Kochani, może nieco odejdę od tematu, ale mam nadzieję, że zwrócę Waszą uwagę na dosyć ważną, a umykającą wszystkim kwestię. Wpierw jednak dwa przykłady z życia:
A). Grupa garła sobie w AD&D, system archiwalny. Grała przez dwa lata w miarę regularnie. MG postanowił konwertować, zmieniać AD&D, na nowsze DnD. Niby wszystko miało zostać po staremu, ale... grupa nie przetrwała konwersji. I wszystko już nie było takie samo.

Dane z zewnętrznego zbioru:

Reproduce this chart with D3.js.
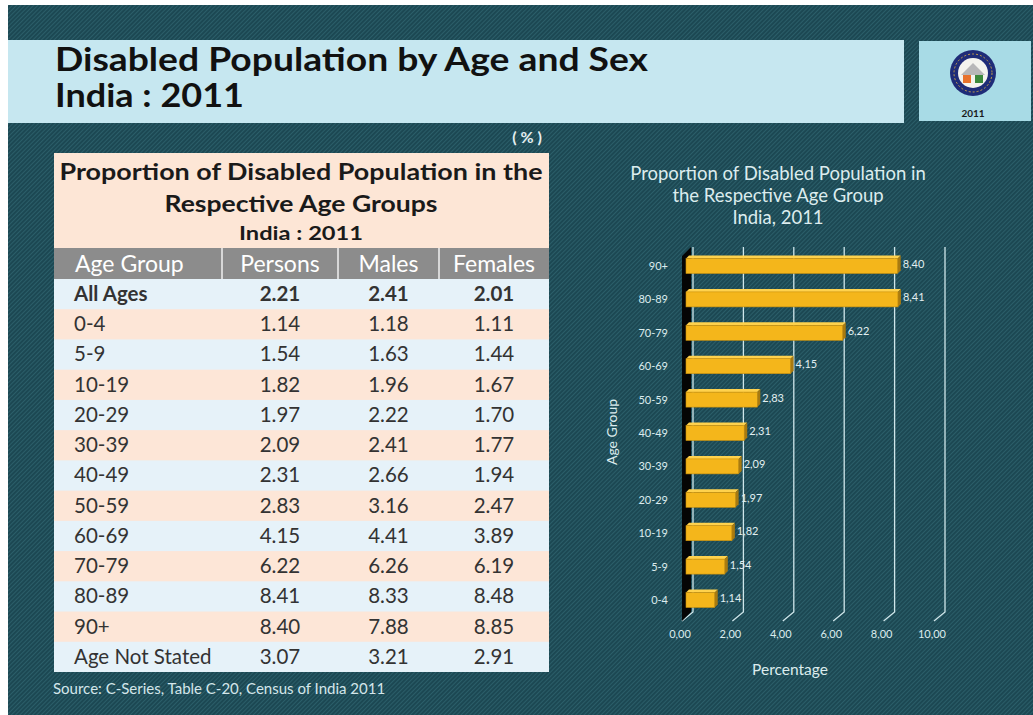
<!DOCTYPE html>
<head>
<meta charset="utf-8">
<script src="https://d3js.org/d3.v7.min.js"></script>
<style>
body { margin: 0; background: #fff; }
text { font-family: Lato, "Open Sans", sans-serif; }
</style>
</head>
<body>
<div id="my_dataviz"></div>
<script>

// table values (%)
var ageGroups = ["All Ages", "0-4", "5-9", "10-19", "20-29", "30-39", "40-49",
                 "50-59", "60-69", "70-79", "80-89", "90+", "Age Not Stated"];
var persons = [2.21, 1.14, 1.54, 1.82, 1.97, 2.09, 2.31, 2.83, 4.15, 6.22, 8.41, 8.40, 3.07];
var males   = [2.41, 1.18, 1.63, 1.96, 2.22, 2.41, 2.66, 3.16, 4.41, 6.26, 8.33, 7.88, 3.21];
var females = [2.01, 1.11, 1.44, 1.67, 1.70, 1.77, 1.94, 2.47, 3.89, 6.19, 8.48, 8.85, 2.91];
var tableColumns = ["Age Group", "Persons", "Males", "Females"];

// the bar chart shows persons, without "All Ages" and "Age Not Stated"
var chartGroups = ageGroups.slice(1, 12);
var chartValues = persons.slice(1, 12);
var xTicks = [0, 2, 4, 6, 8, 10];

var W = 1033, H = 715;

var svg = d3.select("#my_dataviz")
  .append("svg")
    .attr("width", W)
    .attr("height", H);

// hatched teal background
var pat = svg.append("defs").append("pattern")
    .attr("id", "hatch")
    .attr("width", 3).attr("height", 3)
    .attr("patternUnits", "userSpaceOnUse")
    .attr("patternTransform", "rotate(45)");
pat.append("rect").attr("width", 3).attr("height", 3).attr("fill", "#1c4853");
pat.append("line")
    .attr("x1", 0.5).attr("y1", 0).attr("x2", 0.5).attr("y2", 3)
    .attr("stroke", "#2b5e69").attr("stroke-width", 1);

svg.append("rect")
    .attr("x", 8).attr("y", 5)
    .attr("width", W - 8).attr("height", H - 5)
    .attr("fill", "url(#hatch)");

// ---- title banner ----
svg.append("rect")
    .attr("x", 8).attr("y", 40).attr("width", 896).attr("height", 83)
    .attr("fill", "#c6e7f0");
svg.append("text")
    .attr("x", 55).attr("y", 71)
    .attr("font-size", 33).attr("font-weight", "bold").attr("fill", "#111")
    .attr("textLength", 593).attr("lengthAdjust", "spacingAndGlyphs")
    .text("Disabled Population by Age and Sex");
svg.append("text")
    .attr("x", 55).attr("y", 107)
    .attr("font-size", 33).attr("font-weight", "bold").attr("fill", "#111")
    .attr("textLength", 189).attr("lengthAdjust", "spacingAndGlyphs")
    .text("India : 2011");

// logo box
svg.append("rect")
    .attr("x", 919).attr("y", 41).attr("width", 112).attr("height", 80)
    .attr("fill", "#a8dbe6");
var logo = svg.append("g").attr("transform", "translate(973,73)");
logo.append("circle").attr("r", 23).attr("fill", "#1f2c78");
logo.append("circle").attr("r", 15).attr("fill", "#f4f4ee");
logo.append("path").attr("d", "M-12,2 L0,-10 L12,2 Z").attr("fill", "#b8b8b8");
logo.append("rect").attr("x", -10).attr("y", 2).attr("width", 8).attr("height", 8).attr("fill", "#e8732c");
logo.append("rect").attr("x", 2).attr("y", 2).attr("width", 8).attr("height", 8).attr("fill", "#3c8a3c");
logo.append("circle").attr("r", 19).attr("fill", "none").attr("stroke", "#c9a24a").attr("stroke-width", 1).attr("stroke-dasharray", "2,2");
svg.append("text")
    .attr("x", 973).attr("y", 117).attr("text-anchor", "middle")
    .attr("font-size", 10).attr("font-weight", "bold").attr("fill", "#1a1a1a")
    .attr("font-family", "Liberation Sans, Arial, sans-serif")
    .text("2011");

// ---- table ----
var colEdges = [54, 222, 338, 439, 549];
var rowY = d3.scaleBand().domain(ageGroups).range([279, 672]);

svg.append("text")
    .attr("x", 527).attr("y", 143).attr("text-anchor", "middle")
    .attr("font-size", 16).attr("font-weight", "bold").attr("fill", "#e4eef0")
    .text("( % )");

svg.append("rect")
    .attr("x", 54).attr("y", 153).attr("width", 495).attr("height", 95)
    .attr("fill", "#fde6d6");
var tTitle = [
  {t: "Proportion of Disabled Population in the", y: 180, s: 22, w: 483},
  {t: "Respective Age Groups", y: 212, s: 22, w: 273},
  {t: "India : 2011", y: 240, s: 18, w: 124}
];
svg.selectAll(".ttitle")
  .data(tTitle)
  .enter()
  .append("text")
    .attr("x", 301).attr("y", function(d){ return d.y; })
    .attr("text-anchor", "middle")
    .attr("font-size", function(d){ return d.s; })
    .attr("font-weight", "bold").attr("fill", "#1a1a1a")
    .attr("textLength", function(d){ return d.w; })
    .attr("lengthAdjust", "spacingAndGlyphs")
    .text(function(d){ return d.t; });

// header row
svg.append("rect")
    .attr("x", 54).attr("y", 248).attr("width", 495).attr("height", 31)
    .attr("fill", "#8c8c8c");
svg.selectAll(".hsep")
  .data(colEdges.slice(1, 4))
  .enter()
  .append("line")
    .attr("x1", function(d){ return d; }).attr("x2", function(d){ return d; })
    .attr("y1", 248).attr("y2", 279)
    .attr("stroke", "#f0f0f0").attr("stroke-width", 1.5);
svg.selectAll(".htext")
  .data(tableColumns)
  .enter()
  .append("text")
    .attr("x", function(d, i){ return i == 0 ? 75 : (colEdges[i] + colEdges[i + 1]) / 2; })
    .attr("y", 272)
    .attr("text-anchor", function(d, i){ return i == 0 ? "start" : "middle"; })
    .attr("font-size", 23).attr("fill", "#ffffff")
    .text(function(d){ return d; });

// body rows
var rows = svg.selectAll(".row")
  .data(ageGroups)
  .enter()
  .append("g")
    .attr("transform", function(d){ return "translate(0," + rowY(d) + ")"; });
rows.append("rect")
    .attr("x", 54).attr("width", 495)
    .attr("height", function(d, i){ return i == ageGroups.length - 1 ? rowY.bandwidth() : rowY.bandwidth() + 1; })
    .attr("fill", function(d, i){ return i % 2 ? "#fde6d7" : "#e6f2f9"; });
rows.append("text")
    .attr("x", 74).attr("y", 22)
    .attr("font-size", 20.5).attr("fill", "#333")
    .attr("font-weight", function(d, i){ return i == 0 ? "bold" : "normal"; })
    .text(function(d){ return d; });
[persons, males, females].forEach(function(vals, c) {
  rows.append("text")
      .attr("x", (colEdges[c + 1] + colEdges[c + 2]) / 2)
      .attr("y", 22)
      .attr("text-anchor", "middle")
      .attr("font-size", 20.5).attr("fill", "#333")
      .attr("font-weight", function(d, i){ return i == 0 ? "bold" : "normal"; })
      .text(function(d, i){ return vals[i].toFixed(2); });
});

svg.append("text")
    .attr("x", 53).attr("y", 694)
    .attr("font-size", 15).attr("fill", "#d4e6ea")
    .text("Source: C-Series, Table C-20, Census of India 2011");

// ---- 3D bar chart ----
var comma = d3.formatLocale({decimal: ",", thousands: ".", grouping: [3], currency: ["", ""]}).format(".2f");

var x = d3.scaleLinear().domain([0, 10]).range([682, 934]);
var y = d3.scalePoint().domain(chartGroups.slice().reverse()).range([266, 600]);
var dx = 11, dy = -9;              // depth of the back wall
var gridTop = 247, gridBottom = 621;   // back top / front bottom
var barH = 15, barOff = 4, bd = 3;

var chart = svg.append("g");

// chart title
chart.selectAll(".ctitle")
  .data(["Proportion of Disabled Population in", "the Respective Age Group", "India, 2011"])
  .enter()
  .append("text")
    .attr("x", 778).attr("y", function(d, i){ return 180 + i * 22; })
    .attr("text-anchor", "middle")
    .attr("font-size", 18.5).attr("fill", "#dcecee")
    .text(function(d){ return d; });

// gridlines: up the back wall, then forward across the floor
chart.selectAll(".grid")
  .data(xTicks)
  .enter()
  .append("path")
    .attr("d", function(d){
      return "M" + (x(d) + dx) + "," + gridTop +
             "V" + (gridBottom + dy) +
             "L" + x(d) + "," + gridBottom;
    })
    .attr("fill", "none")
    .attr("stroke", "#cfe6ea").attr("stroke-width", 1.3);

// black side wall
chart.append("path")
    .attr("d", "M" + x(0) + "," + (gridTop - dy) +
               "L" + (x(0) + dx - 2) + "," + gridTop +
               "V" + (gridBottom + dy) +
               "L" + x(0) + "," + gridBottom + "Z")
    .attr("fill", "#050505");

// bars
var bars = chart.selectAll(".bar")
  .data(chartValues)
  .enter()
  .append("g")
    .attr("transform", function(d, i){ return "translate(0," + y(chartGroups[i]) + ")"; });
bars.append("path")   // top face
    .attr("d", function(d){
      var x0 = x(0) + barOff, x1 = x(d) + barOff, yt = -barH / 2;
      return "M" + x0 + "," + yt + "L" + x1 + "," + yt +
             "L" + (x1 + bd) + "," + (yt - bd) + "L" + (x0 + bd) + "," + (yt - bd) + "Z";
    })
    .attr("fill", "#ffd24d");
bars.append("path")   // right face
    .attr("d", function(d){
      var x1 = x(d) + barOff, yt = -barH / 2, yb = barH / 2;
      return "M" + x1 + "," + yt + "L" + (x1 + bd) + "," + (yt - bd) +
             "L" + (x1 + bd) + "," + (yb - bd) + "L" + x1 + "," + yb + "Z";
    })
    .attr("fill", "#a87a10");
bars.append("rect")   // front face
    .attr("x", x(0) + barOff)
    .attr("y", -barH / 2)
    .attr("width", function(d){ return x(d) - x(0); })
    .attr("height", barH)
    .attr("fill", "#f4b61b")
    .attr("stroke", "#c98f0c").attr("stroke-width", 0.6);
bars.append("text")
    .attr("x", function(d){ return x(d) + barOff + bd + 2; })
    .attr("y", 2)
    .attr("font-size", 11).attr("fill", "#e2eff1")
    .text(function(d){ return comma(d); });

// category labels
chart.selectAll(".cat")
  .data(chartGroups)
  .enter()
  .append("text")
    .attr("x", 668).attr("y", function(d){ return y(d) + 4; })
    .attr("text-anchor", "end")
    .attr("font-size", 11).attr("fill", "#dcecee")
    .text(function(d){ return d; });

// x tick labels
chart.selectAll(".xtick")
  .data(xTicks)
  .enter()
  .append("text")
    .attr("x", function(d){ return x(d) - 2; }).attr("y", 638)
    .attr("text-anchor", "middle")
    .attr("font-size", 11).attr("fill", "#dcecee")
    .text(function(d){ return comma(d); });

// axis titles
chart.append("text")
    .attr("transform", "translate(617,432) rotate(-90)")
    .attr("text-anchor", "middle")
    .attr("font-size", 14).attr("fill", "#dcecee")
    .text("Age Group");
chart.append("text")
    .attr("x", 790).attr("y", 675)
    .attr("text-anchor", "middle")
    .attr("font-size", 15.5).attr("fill", "#dcecee")
    .text("Percentage");

</script>
</body>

B). Pewien MG prowadzący od lat krainkę zwaną "Bissel" w formie forumowej, mający za sobą półtorej udanej kampanii i kupę fajnych sesji postanowił "dopasować " w końcu zgrzytający mu system do potrzeb zabawy. Dopasowania nie trwały długo. Podobnie jak wszystkie kolejne sesje.
Reasumując pozwolę sobie przejść do tego, co chciałbym powiedzieć. System fajny i fajniejszy, to tylko zasady turlania, które też nie zawsze na forum są najistotniejsze, bo stosowanie mechaniki wprost zabija każdą sesję czyniąc z niej niemożliwy do rozegrania taśmociąg. Kupa testów etc. Mechanika jest więc ważna o tyle, by odpowiadała większości. Czy jest dziecinnna, czy mega realistyczna to rzecz najmniej ważna. Ważnym jest, by tym, którzy się bawią, odpowiadała. A nade wszystko, by nie szkodziła.
Co do samych zasad DnD; mam wszystko PL; też uważam, że 4,0 jest nieco planszowa. Ale to moje odczucie.